### Exercise brief:
Check each line of the records below for the string "this", then state how many lines contain it, with no other output.

+++ Listed entries +++

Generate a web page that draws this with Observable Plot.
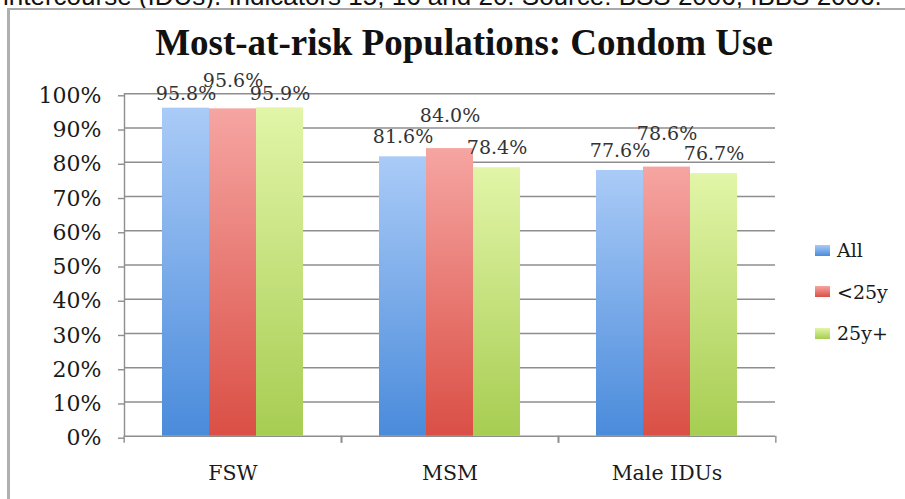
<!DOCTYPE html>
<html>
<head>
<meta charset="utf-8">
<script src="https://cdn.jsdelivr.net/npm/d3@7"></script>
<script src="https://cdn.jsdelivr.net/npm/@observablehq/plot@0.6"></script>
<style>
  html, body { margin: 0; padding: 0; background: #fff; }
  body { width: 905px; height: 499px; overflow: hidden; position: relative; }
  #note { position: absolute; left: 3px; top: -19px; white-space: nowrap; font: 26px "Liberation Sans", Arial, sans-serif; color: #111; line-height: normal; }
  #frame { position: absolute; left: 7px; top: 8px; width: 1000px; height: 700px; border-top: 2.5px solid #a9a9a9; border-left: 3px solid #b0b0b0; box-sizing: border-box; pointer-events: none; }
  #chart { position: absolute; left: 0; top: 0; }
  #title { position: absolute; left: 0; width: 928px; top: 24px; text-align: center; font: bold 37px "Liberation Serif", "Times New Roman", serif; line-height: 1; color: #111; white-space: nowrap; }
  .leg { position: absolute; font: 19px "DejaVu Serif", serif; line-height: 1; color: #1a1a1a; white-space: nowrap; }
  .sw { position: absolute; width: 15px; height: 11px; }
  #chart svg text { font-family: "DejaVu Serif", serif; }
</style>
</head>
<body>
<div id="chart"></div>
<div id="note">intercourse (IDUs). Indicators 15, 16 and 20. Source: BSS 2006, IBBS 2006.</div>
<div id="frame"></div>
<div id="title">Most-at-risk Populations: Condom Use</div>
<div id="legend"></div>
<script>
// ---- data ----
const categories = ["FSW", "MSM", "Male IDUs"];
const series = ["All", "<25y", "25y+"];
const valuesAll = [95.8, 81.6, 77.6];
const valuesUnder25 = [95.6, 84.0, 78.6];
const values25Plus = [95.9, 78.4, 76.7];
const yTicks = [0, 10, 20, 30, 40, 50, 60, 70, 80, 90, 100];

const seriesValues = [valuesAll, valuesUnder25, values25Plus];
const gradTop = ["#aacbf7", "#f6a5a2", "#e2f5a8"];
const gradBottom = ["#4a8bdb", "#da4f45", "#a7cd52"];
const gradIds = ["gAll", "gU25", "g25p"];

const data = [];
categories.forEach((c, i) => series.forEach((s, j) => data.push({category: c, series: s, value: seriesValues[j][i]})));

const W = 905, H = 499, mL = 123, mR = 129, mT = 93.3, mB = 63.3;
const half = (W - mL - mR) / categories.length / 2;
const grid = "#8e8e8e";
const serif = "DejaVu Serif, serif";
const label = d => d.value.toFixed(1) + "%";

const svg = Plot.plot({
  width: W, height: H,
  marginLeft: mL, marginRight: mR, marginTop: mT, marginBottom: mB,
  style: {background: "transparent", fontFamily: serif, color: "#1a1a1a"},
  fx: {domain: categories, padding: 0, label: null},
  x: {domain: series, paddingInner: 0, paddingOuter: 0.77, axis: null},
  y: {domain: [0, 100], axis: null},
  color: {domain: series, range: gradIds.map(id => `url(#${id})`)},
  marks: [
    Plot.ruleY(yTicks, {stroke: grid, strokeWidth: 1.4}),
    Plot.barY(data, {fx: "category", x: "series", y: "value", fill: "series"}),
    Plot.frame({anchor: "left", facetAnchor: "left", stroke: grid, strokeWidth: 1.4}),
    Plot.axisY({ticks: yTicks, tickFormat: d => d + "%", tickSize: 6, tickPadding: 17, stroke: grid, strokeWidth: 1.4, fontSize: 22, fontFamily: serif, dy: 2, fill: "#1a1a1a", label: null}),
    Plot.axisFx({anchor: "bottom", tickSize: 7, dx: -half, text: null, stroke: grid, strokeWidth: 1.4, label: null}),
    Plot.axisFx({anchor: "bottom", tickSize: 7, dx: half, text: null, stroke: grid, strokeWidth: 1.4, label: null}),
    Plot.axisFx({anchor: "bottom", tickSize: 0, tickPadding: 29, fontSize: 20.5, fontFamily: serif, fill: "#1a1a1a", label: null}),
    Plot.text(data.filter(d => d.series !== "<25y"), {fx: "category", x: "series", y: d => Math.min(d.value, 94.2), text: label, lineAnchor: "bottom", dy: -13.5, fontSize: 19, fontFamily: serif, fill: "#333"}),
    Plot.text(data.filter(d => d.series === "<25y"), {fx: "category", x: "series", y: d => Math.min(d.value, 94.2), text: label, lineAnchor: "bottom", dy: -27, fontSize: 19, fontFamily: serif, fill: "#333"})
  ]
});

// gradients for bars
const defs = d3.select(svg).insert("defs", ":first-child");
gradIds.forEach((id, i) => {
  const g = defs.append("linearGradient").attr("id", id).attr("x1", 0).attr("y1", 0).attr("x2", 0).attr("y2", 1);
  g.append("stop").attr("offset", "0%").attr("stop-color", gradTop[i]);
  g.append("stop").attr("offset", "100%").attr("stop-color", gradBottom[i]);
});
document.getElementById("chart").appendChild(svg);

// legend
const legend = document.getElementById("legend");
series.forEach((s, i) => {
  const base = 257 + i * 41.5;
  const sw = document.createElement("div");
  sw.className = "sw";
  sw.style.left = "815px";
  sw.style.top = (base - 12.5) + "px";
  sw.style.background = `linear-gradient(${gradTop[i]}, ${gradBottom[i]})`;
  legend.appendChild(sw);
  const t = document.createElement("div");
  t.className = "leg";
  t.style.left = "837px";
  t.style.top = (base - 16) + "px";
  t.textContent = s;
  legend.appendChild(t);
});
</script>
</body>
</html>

+++
+++ Listed entries +++

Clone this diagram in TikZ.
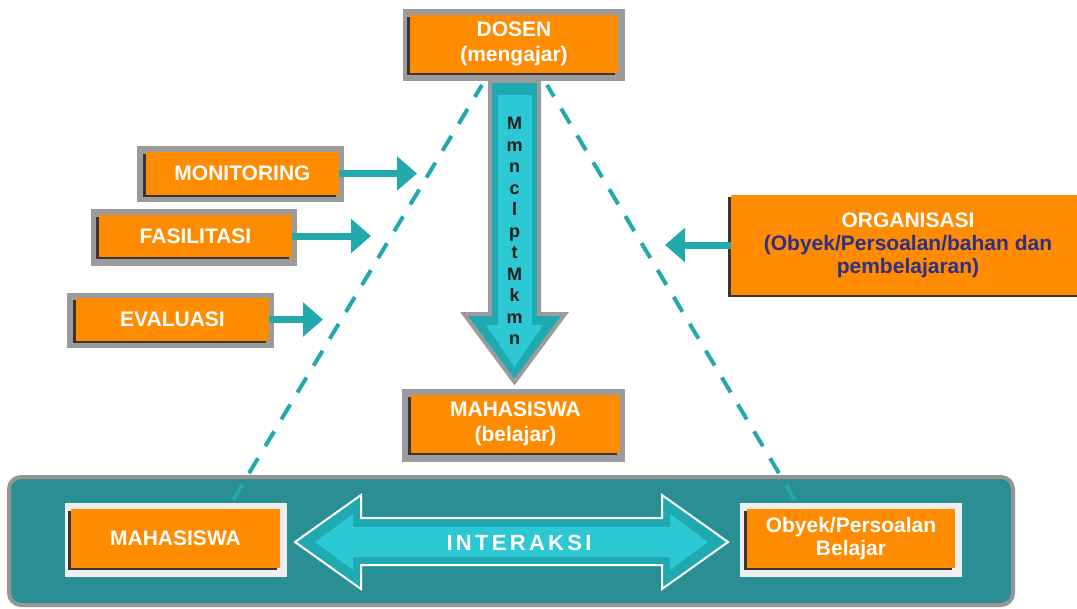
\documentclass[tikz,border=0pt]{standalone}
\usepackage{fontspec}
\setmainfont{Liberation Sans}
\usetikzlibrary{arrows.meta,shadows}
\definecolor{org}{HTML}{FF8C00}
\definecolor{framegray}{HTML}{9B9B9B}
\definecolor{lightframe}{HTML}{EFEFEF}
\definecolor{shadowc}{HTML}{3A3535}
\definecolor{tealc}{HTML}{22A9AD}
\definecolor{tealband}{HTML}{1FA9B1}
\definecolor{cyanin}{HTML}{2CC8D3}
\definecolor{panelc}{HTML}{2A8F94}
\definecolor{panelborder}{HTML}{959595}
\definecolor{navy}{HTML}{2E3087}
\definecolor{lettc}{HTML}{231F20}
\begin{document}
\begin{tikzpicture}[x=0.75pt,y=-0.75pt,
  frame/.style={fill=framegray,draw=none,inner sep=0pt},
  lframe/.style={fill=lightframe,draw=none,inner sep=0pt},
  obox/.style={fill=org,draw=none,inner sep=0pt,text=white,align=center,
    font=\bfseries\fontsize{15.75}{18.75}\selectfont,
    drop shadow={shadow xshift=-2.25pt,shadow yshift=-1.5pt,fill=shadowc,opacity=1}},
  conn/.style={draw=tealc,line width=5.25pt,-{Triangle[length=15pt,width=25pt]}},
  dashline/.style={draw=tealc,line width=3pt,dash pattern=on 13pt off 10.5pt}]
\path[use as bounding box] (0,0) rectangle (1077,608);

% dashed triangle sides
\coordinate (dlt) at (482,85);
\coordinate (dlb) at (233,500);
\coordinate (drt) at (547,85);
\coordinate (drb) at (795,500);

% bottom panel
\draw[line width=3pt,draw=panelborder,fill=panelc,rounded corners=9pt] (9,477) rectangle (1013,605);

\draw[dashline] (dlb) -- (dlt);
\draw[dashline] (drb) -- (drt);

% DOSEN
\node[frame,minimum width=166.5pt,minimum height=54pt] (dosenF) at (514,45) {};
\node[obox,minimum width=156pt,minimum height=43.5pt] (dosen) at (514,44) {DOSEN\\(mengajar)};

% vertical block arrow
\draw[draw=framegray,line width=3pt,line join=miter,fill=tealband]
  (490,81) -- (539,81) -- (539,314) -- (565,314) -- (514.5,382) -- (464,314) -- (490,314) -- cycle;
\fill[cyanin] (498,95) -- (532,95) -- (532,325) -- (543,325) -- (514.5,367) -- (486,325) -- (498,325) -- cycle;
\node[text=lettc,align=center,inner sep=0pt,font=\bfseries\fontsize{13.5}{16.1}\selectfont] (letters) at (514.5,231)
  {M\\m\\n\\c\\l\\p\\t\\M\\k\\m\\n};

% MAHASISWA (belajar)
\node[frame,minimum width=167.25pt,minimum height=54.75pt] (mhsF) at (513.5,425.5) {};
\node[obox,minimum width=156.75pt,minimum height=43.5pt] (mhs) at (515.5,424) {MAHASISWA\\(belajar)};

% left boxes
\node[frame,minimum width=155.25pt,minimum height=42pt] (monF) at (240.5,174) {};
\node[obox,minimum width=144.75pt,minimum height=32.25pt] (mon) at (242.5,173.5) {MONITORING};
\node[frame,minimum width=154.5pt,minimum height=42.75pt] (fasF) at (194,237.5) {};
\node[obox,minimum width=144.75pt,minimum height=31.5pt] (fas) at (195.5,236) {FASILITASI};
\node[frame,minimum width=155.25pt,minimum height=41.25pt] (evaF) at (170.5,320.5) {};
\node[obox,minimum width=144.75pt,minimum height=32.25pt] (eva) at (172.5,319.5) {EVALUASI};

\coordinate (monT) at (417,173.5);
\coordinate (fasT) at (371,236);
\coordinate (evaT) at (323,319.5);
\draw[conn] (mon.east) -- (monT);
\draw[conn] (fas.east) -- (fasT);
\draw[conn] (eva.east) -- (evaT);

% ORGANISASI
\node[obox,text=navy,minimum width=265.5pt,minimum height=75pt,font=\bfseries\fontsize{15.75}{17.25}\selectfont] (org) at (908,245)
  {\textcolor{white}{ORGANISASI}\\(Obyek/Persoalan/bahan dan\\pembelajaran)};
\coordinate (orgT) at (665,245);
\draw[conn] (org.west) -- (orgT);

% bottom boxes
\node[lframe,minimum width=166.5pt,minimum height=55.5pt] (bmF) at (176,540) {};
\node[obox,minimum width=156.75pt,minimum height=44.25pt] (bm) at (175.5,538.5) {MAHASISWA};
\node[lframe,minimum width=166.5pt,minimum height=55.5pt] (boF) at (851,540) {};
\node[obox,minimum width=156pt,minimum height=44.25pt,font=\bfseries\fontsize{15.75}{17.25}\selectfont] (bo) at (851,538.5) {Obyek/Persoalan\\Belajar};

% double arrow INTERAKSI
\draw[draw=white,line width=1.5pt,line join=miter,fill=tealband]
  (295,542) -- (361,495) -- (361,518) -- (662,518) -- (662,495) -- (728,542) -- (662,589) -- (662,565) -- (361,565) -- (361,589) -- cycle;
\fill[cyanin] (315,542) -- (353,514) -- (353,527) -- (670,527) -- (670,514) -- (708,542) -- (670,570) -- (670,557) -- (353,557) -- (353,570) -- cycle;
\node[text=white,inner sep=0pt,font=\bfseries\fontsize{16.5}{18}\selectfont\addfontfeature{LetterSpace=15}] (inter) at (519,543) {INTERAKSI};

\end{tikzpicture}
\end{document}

+++
+++ Listed entries +++

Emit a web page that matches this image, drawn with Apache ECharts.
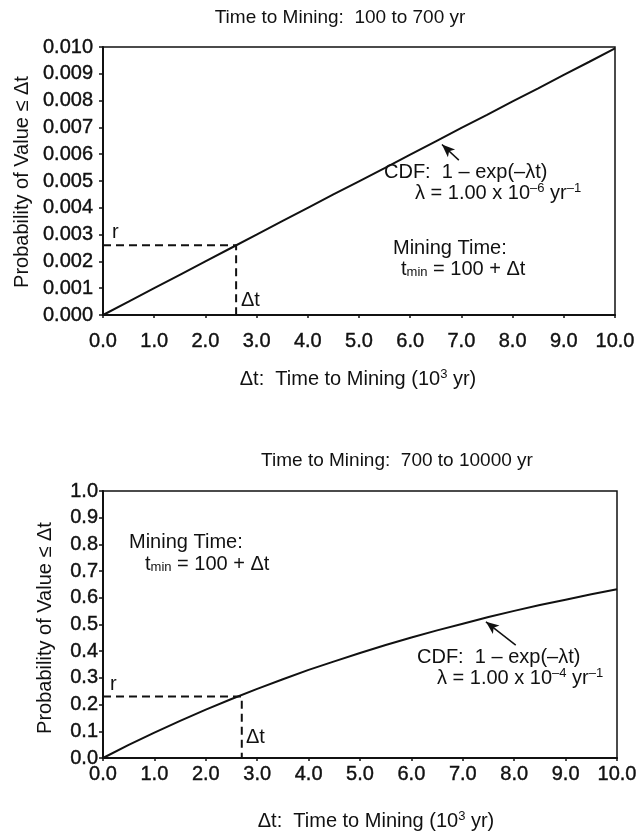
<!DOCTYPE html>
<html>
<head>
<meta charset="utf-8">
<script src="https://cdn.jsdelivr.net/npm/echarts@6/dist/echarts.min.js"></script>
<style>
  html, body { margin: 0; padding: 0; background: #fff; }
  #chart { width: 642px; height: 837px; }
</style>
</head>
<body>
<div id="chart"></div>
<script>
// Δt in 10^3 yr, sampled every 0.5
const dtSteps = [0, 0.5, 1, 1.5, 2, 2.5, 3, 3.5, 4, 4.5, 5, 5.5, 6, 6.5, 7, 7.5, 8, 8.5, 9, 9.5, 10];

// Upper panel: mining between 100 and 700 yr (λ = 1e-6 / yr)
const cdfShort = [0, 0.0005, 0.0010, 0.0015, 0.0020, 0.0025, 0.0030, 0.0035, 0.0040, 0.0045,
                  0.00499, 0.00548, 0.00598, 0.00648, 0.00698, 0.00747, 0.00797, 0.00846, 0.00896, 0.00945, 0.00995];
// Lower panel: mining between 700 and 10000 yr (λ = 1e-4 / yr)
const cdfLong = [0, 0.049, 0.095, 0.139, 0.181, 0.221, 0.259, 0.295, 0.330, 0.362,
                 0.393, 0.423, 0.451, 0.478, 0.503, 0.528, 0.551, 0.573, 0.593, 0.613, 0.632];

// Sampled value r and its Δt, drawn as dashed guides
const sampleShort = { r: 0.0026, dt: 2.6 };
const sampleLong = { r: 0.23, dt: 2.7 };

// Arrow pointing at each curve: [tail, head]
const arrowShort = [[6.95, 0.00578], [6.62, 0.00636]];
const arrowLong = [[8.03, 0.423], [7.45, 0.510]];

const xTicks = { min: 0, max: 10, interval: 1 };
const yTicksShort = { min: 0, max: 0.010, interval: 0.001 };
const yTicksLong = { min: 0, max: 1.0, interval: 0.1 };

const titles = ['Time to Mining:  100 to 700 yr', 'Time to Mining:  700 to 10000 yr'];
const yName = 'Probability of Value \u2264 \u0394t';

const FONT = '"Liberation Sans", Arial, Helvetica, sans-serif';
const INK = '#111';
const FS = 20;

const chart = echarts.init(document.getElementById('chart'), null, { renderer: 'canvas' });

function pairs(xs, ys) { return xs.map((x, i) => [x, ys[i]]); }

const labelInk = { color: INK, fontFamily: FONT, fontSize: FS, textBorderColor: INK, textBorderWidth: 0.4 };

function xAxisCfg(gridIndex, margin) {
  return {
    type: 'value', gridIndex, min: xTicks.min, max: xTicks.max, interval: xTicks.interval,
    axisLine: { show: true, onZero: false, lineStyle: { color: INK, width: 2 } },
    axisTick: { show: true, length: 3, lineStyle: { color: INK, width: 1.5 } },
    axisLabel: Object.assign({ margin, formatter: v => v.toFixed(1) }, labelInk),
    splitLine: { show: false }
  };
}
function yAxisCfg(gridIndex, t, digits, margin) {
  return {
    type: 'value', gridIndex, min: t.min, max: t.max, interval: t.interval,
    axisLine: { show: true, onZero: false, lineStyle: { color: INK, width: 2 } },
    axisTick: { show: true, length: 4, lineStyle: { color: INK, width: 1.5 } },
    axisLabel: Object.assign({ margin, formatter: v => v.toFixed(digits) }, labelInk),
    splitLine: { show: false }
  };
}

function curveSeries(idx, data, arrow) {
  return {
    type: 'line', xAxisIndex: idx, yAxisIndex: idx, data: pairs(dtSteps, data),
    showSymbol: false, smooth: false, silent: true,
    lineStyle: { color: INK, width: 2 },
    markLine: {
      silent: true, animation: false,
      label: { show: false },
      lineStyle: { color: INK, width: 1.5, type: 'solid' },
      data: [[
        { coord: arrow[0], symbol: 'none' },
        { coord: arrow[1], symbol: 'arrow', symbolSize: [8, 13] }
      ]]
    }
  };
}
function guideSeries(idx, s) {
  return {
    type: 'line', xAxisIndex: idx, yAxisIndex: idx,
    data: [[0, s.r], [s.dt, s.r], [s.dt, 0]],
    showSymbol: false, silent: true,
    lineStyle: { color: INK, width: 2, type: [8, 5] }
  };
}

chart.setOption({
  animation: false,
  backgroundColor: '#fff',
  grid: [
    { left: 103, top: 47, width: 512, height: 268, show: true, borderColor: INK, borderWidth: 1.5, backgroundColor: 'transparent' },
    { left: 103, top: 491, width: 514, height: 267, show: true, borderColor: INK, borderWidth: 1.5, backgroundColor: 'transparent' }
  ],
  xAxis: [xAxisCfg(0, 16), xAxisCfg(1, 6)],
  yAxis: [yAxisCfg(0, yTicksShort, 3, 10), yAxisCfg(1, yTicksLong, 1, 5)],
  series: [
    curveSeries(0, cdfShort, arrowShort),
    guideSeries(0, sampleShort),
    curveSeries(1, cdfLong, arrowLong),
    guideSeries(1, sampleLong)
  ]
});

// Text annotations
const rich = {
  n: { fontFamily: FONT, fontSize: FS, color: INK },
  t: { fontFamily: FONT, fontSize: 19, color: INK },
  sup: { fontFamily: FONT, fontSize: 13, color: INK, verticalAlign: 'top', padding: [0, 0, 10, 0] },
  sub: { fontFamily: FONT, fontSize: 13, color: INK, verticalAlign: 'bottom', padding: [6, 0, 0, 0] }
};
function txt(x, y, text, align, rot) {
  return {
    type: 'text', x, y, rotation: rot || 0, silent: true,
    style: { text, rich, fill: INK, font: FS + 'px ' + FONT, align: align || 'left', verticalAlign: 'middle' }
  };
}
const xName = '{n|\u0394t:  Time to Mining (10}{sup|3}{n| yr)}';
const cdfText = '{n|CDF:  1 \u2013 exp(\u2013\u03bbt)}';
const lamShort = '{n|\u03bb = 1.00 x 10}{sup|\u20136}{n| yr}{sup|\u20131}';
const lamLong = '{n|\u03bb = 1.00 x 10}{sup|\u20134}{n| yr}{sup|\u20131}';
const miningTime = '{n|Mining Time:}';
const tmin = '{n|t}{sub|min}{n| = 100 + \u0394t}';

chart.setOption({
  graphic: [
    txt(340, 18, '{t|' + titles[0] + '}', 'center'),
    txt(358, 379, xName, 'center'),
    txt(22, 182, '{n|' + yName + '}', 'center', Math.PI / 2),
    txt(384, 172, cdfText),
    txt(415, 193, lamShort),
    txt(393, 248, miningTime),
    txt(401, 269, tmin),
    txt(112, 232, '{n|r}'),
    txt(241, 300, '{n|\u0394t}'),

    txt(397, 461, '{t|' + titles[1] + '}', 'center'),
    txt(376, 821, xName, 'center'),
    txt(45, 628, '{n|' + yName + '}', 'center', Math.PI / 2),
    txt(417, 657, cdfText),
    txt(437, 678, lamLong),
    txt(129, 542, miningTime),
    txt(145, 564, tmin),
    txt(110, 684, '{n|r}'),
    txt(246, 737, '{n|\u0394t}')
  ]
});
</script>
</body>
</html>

+++

### Full answer:
3